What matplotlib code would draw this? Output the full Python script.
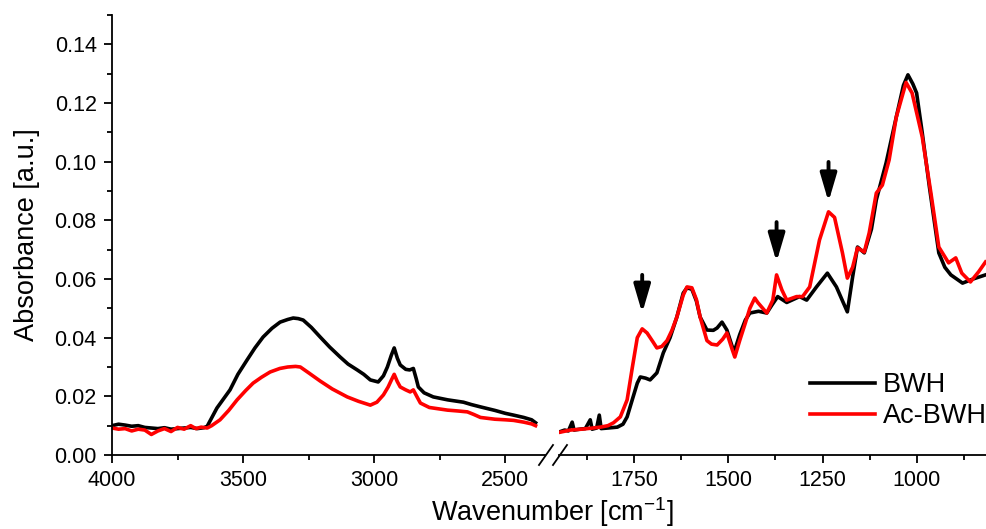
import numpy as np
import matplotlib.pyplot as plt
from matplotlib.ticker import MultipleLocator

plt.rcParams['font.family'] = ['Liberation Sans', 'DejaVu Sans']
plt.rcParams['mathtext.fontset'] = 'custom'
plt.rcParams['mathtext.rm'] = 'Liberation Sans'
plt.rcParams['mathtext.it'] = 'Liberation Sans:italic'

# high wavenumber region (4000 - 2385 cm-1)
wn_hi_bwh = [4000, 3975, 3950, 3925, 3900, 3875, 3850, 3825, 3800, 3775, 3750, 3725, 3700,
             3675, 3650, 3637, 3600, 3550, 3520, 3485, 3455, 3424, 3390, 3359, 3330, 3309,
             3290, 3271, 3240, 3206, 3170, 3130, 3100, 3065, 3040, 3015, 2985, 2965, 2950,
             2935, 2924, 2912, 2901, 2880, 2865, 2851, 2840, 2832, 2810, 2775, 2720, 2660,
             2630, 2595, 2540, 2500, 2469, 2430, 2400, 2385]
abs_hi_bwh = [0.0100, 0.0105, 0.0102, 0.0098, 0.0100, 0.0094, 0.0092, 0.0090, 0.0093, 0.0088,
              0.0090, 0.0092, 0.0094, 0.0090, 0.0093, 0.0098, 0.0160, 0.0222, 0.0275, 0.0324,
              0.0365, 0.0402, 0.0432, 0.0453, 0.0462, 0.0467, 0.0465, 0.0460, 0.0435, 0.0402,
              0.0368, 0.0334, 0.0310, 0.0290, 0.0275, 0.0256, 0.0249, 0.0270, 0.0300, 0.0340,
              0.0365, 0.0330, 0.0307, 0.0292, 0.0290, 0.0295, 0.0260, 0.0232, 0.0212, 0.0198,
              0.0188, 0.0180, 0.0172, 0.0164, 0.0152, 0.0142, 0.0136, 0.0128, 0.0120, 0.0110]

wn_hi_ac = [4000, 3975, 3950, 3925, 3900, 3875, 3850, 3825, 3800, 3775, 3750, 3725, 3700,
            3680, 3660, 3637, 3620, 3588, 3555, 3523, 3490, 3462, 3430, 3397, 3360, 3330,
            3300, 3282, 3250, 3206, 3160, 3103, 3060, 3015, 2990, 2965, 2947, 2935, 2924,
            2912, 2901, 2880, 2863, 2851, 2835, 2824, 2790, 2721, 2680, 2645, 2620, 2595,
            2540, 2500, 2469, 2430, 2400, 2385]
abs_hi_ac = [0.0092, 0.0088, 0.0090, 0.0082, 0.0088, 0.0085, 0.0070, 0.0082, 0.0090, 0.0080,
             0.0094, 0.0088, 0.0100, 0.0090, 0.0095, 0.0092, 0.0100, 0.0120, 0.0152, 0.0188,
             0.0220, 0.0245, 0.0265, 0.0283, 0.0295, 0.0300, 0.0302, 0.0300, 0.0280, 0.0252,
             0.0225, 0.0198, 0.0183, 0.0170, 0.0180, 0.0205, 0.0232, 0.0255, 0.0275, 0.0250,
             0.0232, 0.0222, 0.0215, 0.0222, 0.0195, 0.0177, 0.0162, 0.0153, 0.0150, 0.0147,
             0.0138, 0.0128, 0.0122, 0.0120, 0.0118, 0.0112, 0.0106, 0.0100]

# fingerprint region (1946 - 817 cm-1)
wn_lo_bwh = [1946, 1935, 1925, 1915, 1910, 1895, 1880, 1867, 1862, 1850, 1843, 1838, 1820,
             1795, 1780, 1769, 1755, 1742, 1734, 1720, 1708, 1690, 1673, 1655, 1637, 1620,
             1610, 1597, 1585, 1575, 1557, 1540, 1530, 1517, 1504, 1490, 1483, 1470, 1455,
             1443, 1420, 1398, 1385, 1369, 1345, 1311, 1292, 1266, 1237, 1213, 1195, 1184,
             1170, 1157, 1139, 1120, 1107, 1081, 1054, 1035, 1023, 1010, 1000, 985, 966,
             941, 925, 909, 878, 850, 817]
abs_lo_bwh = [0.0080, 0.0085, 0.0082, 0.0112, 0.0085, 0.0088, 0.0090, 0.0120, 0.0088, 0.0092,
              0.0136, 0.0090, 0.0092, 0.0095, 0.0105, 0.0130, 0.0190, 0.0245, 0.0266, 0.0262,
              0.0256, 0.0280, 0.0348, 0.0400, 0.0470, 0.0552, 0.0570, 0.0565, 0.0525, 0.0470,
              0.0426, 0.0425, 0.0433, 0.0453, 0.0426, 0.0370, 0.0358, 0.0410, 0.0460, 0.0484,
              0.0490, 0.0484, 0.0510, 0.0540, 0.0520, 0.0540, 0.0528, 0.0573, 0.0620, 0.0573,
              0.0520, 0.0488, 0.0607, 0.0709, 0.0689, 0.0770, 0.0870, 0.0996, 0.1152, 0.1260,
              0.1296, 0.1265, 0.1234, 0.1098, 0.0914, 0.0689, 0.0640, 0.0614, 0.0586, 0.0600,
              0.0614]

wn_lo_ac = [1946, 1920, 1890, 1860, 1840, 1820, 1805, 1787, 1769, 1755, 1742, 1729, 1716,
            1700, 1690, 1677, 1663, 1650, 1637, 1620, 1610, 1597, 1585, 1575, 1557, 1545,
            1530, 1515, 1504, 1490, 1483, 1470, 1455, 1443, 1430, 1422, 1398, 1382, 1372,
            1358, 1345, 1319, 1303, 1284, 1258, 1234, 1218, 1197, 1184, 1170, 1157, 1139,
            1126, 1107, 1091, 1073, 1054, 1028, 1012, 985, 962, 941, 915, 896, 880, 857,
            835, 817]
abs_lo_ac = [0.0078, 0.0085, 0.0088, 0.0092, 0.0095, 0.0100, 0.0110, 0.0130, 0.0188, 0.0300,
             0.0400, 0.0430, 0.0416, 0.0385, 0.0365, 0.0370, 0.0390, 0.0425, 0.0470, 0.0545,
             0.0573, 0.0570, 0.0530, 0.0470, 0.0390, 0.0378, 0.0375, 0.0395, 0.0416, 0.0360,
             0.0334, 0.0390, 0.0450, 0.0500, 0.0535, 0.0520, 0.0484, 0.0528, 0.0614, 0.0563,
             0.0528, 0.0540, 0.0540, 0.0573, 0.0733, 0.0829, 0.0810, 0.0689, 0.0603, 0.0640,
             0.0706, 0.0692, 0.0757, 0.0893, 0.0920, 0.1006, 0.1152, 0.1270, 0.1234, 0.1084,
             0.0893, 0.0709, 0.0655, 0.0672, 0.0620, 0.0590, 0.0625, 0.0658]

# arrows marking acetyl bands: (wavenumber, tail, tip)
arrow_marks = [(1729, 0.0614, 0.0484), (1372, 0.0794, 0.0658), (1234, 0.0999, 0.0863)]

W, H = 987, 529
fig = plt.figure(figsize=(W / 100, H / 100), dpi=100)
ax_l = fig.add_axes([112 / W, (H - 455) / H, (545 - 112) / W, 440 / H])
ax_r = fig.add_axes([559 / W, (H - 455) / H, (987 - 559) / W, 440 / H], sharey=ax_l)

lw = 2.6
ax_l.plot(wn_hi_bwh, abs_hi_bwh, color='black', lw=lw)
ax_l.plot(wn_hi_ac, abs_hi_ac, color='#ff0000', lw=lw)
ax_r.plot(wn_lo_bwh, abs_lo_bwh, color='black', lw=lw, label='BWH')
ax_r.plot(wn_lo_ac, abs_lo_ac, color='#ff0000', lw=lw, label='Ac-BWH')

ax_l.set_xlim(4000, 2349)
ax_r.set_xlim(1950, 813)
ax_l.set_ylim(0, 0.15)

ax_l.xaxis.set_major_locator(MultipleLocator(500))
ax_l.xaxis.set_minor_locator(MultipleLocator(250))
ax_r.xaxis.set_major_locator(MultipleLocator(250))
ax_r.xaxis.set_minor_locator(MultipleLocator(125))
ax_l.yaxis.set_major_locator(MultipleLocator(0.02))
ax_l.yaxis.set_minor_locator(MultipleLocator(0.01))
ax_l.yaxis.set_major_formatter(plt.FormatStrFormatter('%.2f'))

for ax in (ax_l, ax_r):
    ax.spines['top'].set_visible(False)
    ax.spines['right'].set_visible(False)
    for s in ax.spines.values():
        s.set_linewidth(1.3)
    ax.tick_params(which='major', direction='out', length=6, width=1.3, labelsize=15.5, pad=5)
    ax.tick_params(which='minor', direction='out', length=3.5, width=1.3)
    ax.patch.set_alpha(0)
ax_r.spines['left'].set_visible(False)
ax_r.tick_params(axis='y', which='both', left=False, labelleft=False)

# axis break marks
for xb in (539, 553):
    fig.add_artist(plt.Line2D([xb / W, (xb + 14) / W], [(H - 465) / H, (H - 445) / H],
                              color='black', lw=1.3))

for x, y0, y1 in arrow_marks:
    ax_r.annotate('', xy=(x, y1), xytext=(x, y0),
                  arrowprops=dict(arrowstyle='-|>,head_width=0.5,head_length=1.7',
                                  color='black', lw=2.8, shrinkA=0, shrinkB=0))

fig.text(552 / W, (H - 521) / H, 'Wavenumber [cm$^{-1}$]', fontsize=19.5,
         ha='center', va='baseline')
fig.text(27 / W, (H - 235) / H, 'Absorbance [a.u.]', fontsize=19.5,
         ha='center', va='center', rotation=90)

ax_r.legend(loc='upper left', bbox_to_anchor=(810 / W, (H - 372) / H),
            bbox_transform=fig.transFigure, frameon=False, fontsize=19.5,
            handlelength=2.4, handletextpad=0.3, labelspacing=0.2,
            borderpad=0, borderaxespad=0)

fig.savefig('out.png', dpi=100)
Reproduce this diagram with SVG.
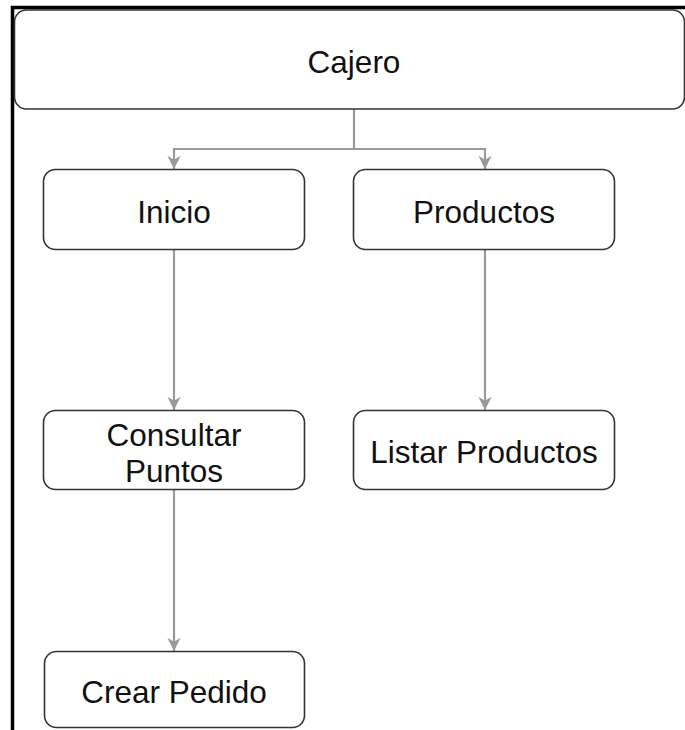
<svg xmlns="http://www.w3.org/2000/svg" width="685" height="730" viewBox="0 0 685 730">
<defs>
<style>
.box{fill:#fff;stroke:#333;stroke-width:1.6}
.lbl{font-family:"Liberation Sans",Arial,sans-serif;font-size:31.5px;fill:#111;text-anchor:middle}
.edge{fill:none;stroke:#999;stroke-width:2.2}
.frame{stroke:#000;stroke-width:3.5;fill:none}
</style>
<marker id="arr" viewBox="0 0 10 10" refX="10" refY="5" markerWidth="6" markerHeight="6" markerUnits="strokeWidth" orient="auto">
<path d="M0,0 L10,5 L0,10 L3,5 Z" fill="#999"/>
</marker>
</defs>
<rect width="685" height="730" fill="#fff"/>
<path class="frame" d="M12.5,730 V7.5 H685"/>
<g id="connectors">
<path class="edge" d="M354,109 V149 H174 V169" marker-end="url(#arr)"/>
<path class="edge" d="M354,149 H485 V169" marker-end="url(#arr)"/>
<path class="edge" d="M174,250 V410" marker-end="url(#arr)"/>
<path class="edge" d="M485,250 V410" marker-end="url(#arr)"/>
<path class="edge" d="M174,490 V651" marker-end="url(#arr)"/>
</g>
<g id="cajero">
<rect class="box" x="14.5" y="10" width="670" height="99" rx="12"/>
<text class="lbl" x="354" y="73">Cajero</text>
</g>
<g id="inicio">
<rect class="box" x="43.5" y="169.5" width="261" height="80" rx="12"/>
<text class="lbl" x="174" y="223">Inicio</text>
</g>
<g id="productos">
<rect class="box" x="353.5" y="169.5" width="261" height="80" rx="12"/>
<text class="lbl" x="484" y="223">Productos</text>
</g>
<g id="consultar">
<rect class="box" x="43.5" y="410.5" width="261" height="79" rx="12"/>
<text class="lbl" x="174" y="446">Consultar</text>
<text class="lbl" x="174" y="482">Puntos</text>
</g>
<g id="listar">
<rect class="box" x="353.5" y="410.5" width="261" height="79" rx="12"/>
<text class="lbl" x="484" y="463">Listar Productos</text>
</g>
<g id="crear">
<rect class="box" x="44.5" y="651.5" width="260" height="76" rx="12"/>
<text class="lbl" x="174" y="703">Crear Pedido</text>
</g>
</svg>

### Your goal:
Return, unchanged, the lines from the first line of the material through the line that holds "0.0128, 0.0120, 0.0110]", inclusive, omitting pictures.

### Answer to the problem:
What matplotlib code would draw this? Output the full Python script.
import numpy as np
import matplotlib.pyplot as plt
from matplotlib.ticker import MultipleLocator

plt.rcParams['font.family'] = ['Liberation Sans', 'DejaVu Sans']
plt.rcParams['mathtext.fontset'] = 'custom'
plt.rcParams['mathtext.rm'] = 'Liberation Sans'
plt.rcParams['mathtext.it'] = 'Liberation Sans:italic'

# high wavenumber region (4000 - 2385 cm-1)
wn_hi_bwh = [4000, 3975, 3950, 3925, 3900, 3875, 3850, 3825, 3800, 3775, 3750, 3725, 3700,
             3675, 3650, 3637, 3600, 3550, 3520, 3485, 3455, 3424, 3390, 3359, 3330, 3309,
             3290, 3271, 3240, 3206, 3170, 3130, 3100, 3065, 3040, 3015, 2985, 2965, 2950,
             2935, 2924, 2912, 2901, 2880, 2865, 2851, 2840, 2832, 2810, 2775, 2720, 2660,
             2630, 2595, 2540, 2500, 2469, 2430, 2400, 2385]
abs_hi_bwh = [0.0100, 0.0105, 0.0102, 0.0098, 0.0100, 0.0094, 0.0092, 0.0090, 0.0093, 0.0088,
              0.0090, 0.0092, 0.0094, 0.0090, 0.0093, 0.0098, 0.0160, 0.0222, 0.0275, 0.0324,
              0.0365, 0.0402, 0.0432, 0.0453, 0.0462, 0.0467, 0.0465, 0.0460, 0.0435, 0.0402,
              0.0368, 0.0334, 0.0310, 0.0290, 0.0275, 0.0256, 0.0249, 0.0270, 0.0300, 0.0340,
              0.0365, 0.0330, 0.0307, 0.0292, 0.0290, 0.0295, 0.0260, 0.0232, 0.0212, 0.0198,
              0.0188, 0.0180, 0.0172, 0.0164, 0.0152, 0.0142, 0.0136, 0.0128, 0.0120, 0.0110]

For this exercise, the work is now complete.